Balance Sheet Summary Table (FY 2024 vs. FY 2023)#

Metric 2024 2023 Change
Total Assets $18.01B $15.56B +15.7%
Long-Term Debt $4.74B $2.69B +76.2%
Total Liabilities $7.76B $5.72B +35.7%
Total Stockholders’ Equity $10.18B $9.78B +4.1%
Cash and Cash Equivalents $1.54B $1.6B -3.75%

Integration and Synergy Realization#

Ingersoll Rand’s management emphasizes disciplined integration to unlock cost synergies and operational efficiencies. The TMIC/Adicomp acquisition aims to reduce the EV/EBITDA multiple from low double digits to mid-to-high single digits over time, reflecting expected synergy capture. Similarly, Lead Fluid’s integration focuses on cross-selling and R&D collaboration to drive growth.

However, integration challenges remain significant, with margin pressures reflecting initial costs and operational adjustments. The company’s ability to realize synergies will be critical in reversing margin compression and enhancing profitability in coming quarters.

Ingersoll Rand operates in industrial technologies and precision sciences sectors experiencing structural shifts. Growth opportunities in renewable natural gas and life sciences align with broader energy transition and healthcare trends. However, competition is intensifying, with peers also leveraging acquisitions to expand capabilities.

The company’s emphasis on vertical integration and targeted acquisitions positions it to capture market share in high-growth niches. Yet, the temporary margin pressures highlight the trade-offs inherent in rapid inorganic expansion.

What Does This Mean for Investors?#

Investors should note that Ingersoll Rand’s growth model is currently balanced between acquisition-fueled expansion and margin pressures from integration costs. The rise in leverage is manageable but warrants monitoring, especially given the company's commitment to further M&A activity.

Strong cash flow generation supports debt servicing and future investments, providing a buffer against short-term volatility. The company’s strategic focus on high-growth sectors such as RNG and life sciences offers potential for long-term revenue diversification and profitability improvement.

Key Takeaways#

  1. Acquisition-driven revenue growth (+3% YoY) contrasts with organic decline (-3.9%), underscoring the reliance on M&A for expansion.
  2. Margin compression (-70 bps EBITDA margin) linked to integration costs highlights short-term profitability challenges.
  3. Net debt to EBITDA increased to 1.6x, reflecting acquisition financing but supported by strong liquidity (> $4.2B).
  4. Robust operating and free cash flows provide financial flexibility amid rising leverage.
  5. Strategic acquisitions in renewable natural gas and life sciences position the company for future growth in high-demand sectors.

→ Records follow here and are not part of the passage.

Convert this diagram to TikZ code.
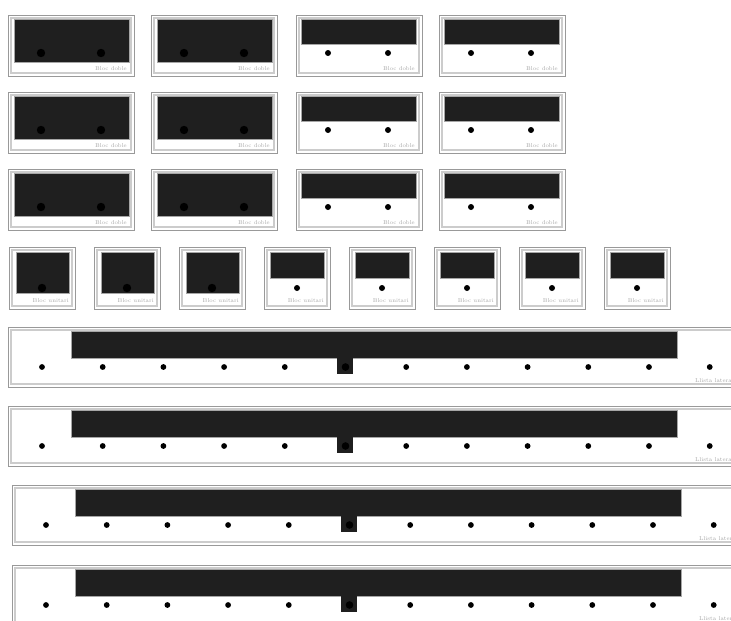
\documentclass[tikz,border=0pt]{standalone}
\usepackage{tikz}
\usetikzlibrary{positioning}
\tikzstyle{outerframe} = [draw=gray!80, line width=0.8pt, fill=white]
\tikzstyle{innerframe} = [draw=gray!40, line width=1.1pt]
\tikzstyle{panel}      = [fill=black!88, draw=gray!70, line width=0.3pt]
\tikzstyle{tag}        = [text=gray!70, font=\fontsize{5.6}{5.6}\selectfont, inner sep=0pt]

\begin{document}
\begin{tikzpicture}[x=1pt, y=-1pt]
\clip (0,0) rectangle (731,621);
\fill[white] (0,0) rectangle (731,621);

% blocs dobles
\foreach \y in {15,92,169} {
  \foreach \x in {8,151} {
    \draw[outerframe] (\x,\y) rectangle ++(126,61);
    \draw[innerframe] (\x+3,\y+3) rectangle ++(120,55);
    \draw[panel] (\x+6,\y+4) rectangle ++(115,43);
    \fill (\x+33,\y+38) circle (4.2pt);
    \fill (\x+93,\y+38) circle (4.2pt);
    \node[tag, anchor=base east] (doble) at (\x+119,\y+55.5) {Bloc doble};
  }
  \foreach \x in {296,439} {
    \draw[outerframe] (\x,\y) rectangle ++(126,61);
    \draw[innerframe] (\x+3,\y+3) rectangle ++(120,55);
    \draw[panel] (\x+5,\y+4) rectangle ++(115,25);
    \fill (\x+32,\y+38) circle (3pt);
    \fill (\x+92,\y+38) circle (3pt);
    \node[tag, anchor=base east] (doble) at (\x+119,\y+55.5) {Bloc doble};
  }
}

% blocs unitaris
\foreach \k in {0,...,7} {
  \pgfmathsetmacro{\x}{9+85*\k}
  \draw[outerframe] (\x,247) rectangle ++(66,62);
  \draw[innerframe] (\x+3,250) rectangle ++(60,56);
  \ifnum\k<3
    \draw[panel] (\x+7,252) rectangle ++(53,41);
    \fill (\x+33,288) circle (4.2pt);
  \else
    \draw[panel] (\x+6,252) rectangle ++(54,26);
    \fill (\x+33,288) circle (3pt);
  \fi
  \node[tag, anchor=base east] (unitari) at (\x+60,302.5) {Bloc unitari};
}

% llistes laterals
\foreach \x/\y in {8/327, 8/406, 12/485, 12/565} {
  \draw[outerframe] (\x,\y) rectangle ++(760,60);
  \draw[innerframe] (\x+3,\y+3) rectangle ++(754,54);
  \draw[panel] (\x+63,\y+4) rectangle (\x+669,\y+31);
  \fill[black!88] (\x+329,\y+30) rectangle (\x+345,\y+47);
  \foreach \k in {0,...,11} {
    \ifnum\k=5
      \fill (\x+34+60.7*\k,\y+40) circle (3.8pt);
    \else
      \fill (\x+34+60.7*\k,\y+40) circle (2.9pt);
    \fi
  }
  \node[tag, anchor=base west] (lateral) at (\x+687,\y+55) {Llista lateral};
}
\end{tikzpicture}
\end{document}
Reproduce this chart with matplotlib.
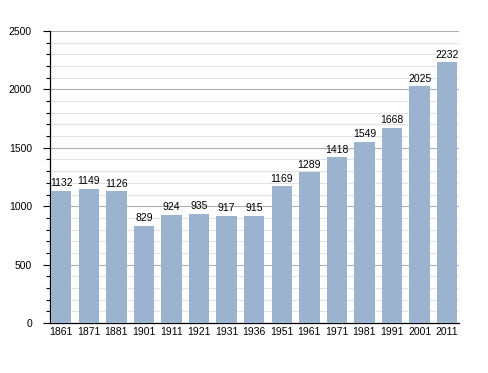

FAQ: Understanding Ingersoll Rand’s Q1 2025 Performance#

Q: How sustainable is Ingersoll Rand’s acquisition-driven growth?
A: The strategy has boosted revenues but challenges in organic growth and margin pressures suggest sustainability depends on successful integration and synergy realization.

Q: What is the impact of rising debt on financial flexibility?
A: Increased leverage to 1.6x net debt/EBITDA is supported by strong liquidity and cash flow, maintaining capacity for debt servicing and investments.

Q: How do recent acquisitions affect profitability?
A: Integration costs have compressed margins, but expected synergies offer potential for margin recovery over time.

Q: What sectors are driving Ingersoll Rand’s strategic focus?
A: Renewable natural gas and life sciences are key growth areas expanded through acquisitions.

Q: How does Ingersoll Rand’s cash flow support its strategy?
A: Strong operating and free cash flows provide funds for acquisitions, debt repayment, and ongoing investments.